=== What you need to do ===
Do not copy the pictures; transcribe all other material exactly.
— Start Information provided —
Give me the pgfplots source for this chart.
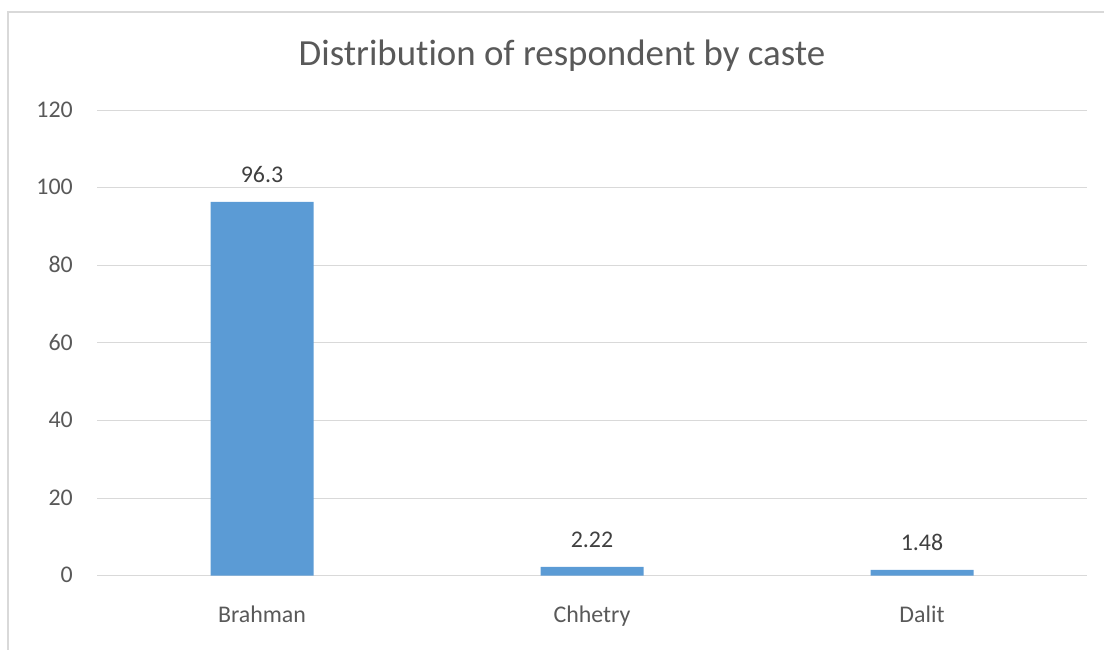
\documentclass[border=0pt]{standalone}
\usepackage{pgfplots}
\pgfplotsset{compat=1.18}
\usepackage{fontspec}
\setmainfont{Carlito}[Ligatures=NoCommon]
\definecolor{barblue}{HTML}{5B9BD5}
\definecolor{gridgray}{HTML}{D9D9D9}
\definecolor{ticktext}{HTML}{595959}
\definecolor{valtext}{HTML}{404040}
\begin{document}
\begin{tikzpicture}[x=1bp,y=1bp]
\useasboundingbox (0bp,0bp) rectangle (1104bp,650bp);
% chart frame (left and top edges)
\draw[gridgray, line width=1.5bp] (8bp,0bp) -- (8bp,638bp) -- (1104bp,638bp);
% chart title
\node[anchor=base, text=ticktext, font=\fontsize{37}{37}\selectfont, inner sep=0pt] at (562bp,584bp) {Distribution of respondent by caste};
\begin{axis}[
  at={(97bp,74.4bp)}, anchor=south west,
  scale only axis, width=990bp, height=465.6bp,
  xmin=-0.5, xmax=2.5, ymin=0, ymax=120,
  xtick={0,1,2}, xticklabels={Brahman,Chhetry,Dalit},
  ytick={0,20,...,120},
  axis line style={draw=none},
  major tick length=0pt,
  ymajorgrids, grid style={gridgray, line width=0.9bp},
  xticklabel style={anchor=base, yshift=-47bp, inner sep=0pt, text=ticktext, font=\fontsize{24}{24}\selectfont},
  yticklabel style={anchor=base east, yshift=-7.3bp, xshift=-24bp, inner sep=0pt, text=ticktext, font=\fontsize{24}{24}\selectfont},
  /pgf/number format/assume math mode=true,
  ybar, bar width=103bp, bar shift=0pt,
  point meta=explicit symbolic,
  nodes near coords,
  every node near coord/.append style={anchor=base, yshift=19bp, inner sep=0pt, text=valtext, font=\fontsize{24}{24}\selectfont},
  clip=false,
]
\addplot[fill=barblue, draw=none] coordinates {(0,96.3) [96.3] (1,2.22) [2.22] (2,1.48) [1.48]};
\end{axis}
\end{tikzpicture}
\end{document}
— End Information provided —
=== Finished exercise ===
Give me the pgfplots source for this chart.
\documentclass[border=0pt]{standalone}
\usepackage{pgfplots}
\pgfplotsset{compat=1.18}
\usepackage{fontspec}
\setmainfont{Carlito}[Ligatures=NoCommon]
\definecolor{barblue}{HTML}{5B9BD5}
\definecolor{gridgray}{HTML}{D9D9D9}
\definecolor{ticktext}{HTML}{595959}
\definecolor{valtext}{HTML}{404040}
\begin{document}
\begin{tikzpicture}[x=1bp,y=1bp]
\useasboundingbox (0bp,0bp) rectangle (1104bp,650bp);
% chart frame (left and top edges)
\draw[gridgray, line width=1.5bp] (8bp,0bp) -- (8bp,638bp) -- (1104bp,638bp);
% chart title
\node[anchor=base, text=ticktext, font=\fontsize{37}{37}\selectfont, inner sep=0pt] at (562bp,584bp) {Distribution of respondent by caste};
\begin{axis}[
  at={(97bp,74.4bp)}, anchor=south west,
  scale only axis, width=990bp, height=465.6bp,
  xmin=-0.5, xmax=2.5, ymin=0, ymax=120,
  xtick={0,1,2}, xticklabels={Brahman,Chhetry,Dalit},
  ytick={0,20,...,120},
  axis line style={draw=none},
  major tick length=0pt,
  ymajorgrids, grid style={gridgray, line width=0.9bp},
  xticklabel style={anchor=base, yshift=-47bp, inner sep=0pt, text=ticktext, font=\fontsize{24}{24}\selectfont},
  yticklabel style={anchor=base east, yshift=-7.3bp, xshift=-24bp, inner sep=0pt, text=ticktext, font=\fontsize{24}{24}\selectfont},
  /pgf/number format/assume math mode=true,
  ybar, bar width=103bp, bar shift=0pt,
  point meta=explicit symbolic,
  nodes near coords,
  every node near coord/.append style={anchor=base, yshift=19bp, inner sep=0pt, text=valtext, font=\fontsize{24}{24}\selectfont},
  clip=false,
]
\addplot[fill=barblue, draw=none] coordinates {(0,96.3) [96.3] (1,2.22) [2.22] (2,1.48) [1.48]};
\end{axis}
\end{tikzpicture}
\end{document}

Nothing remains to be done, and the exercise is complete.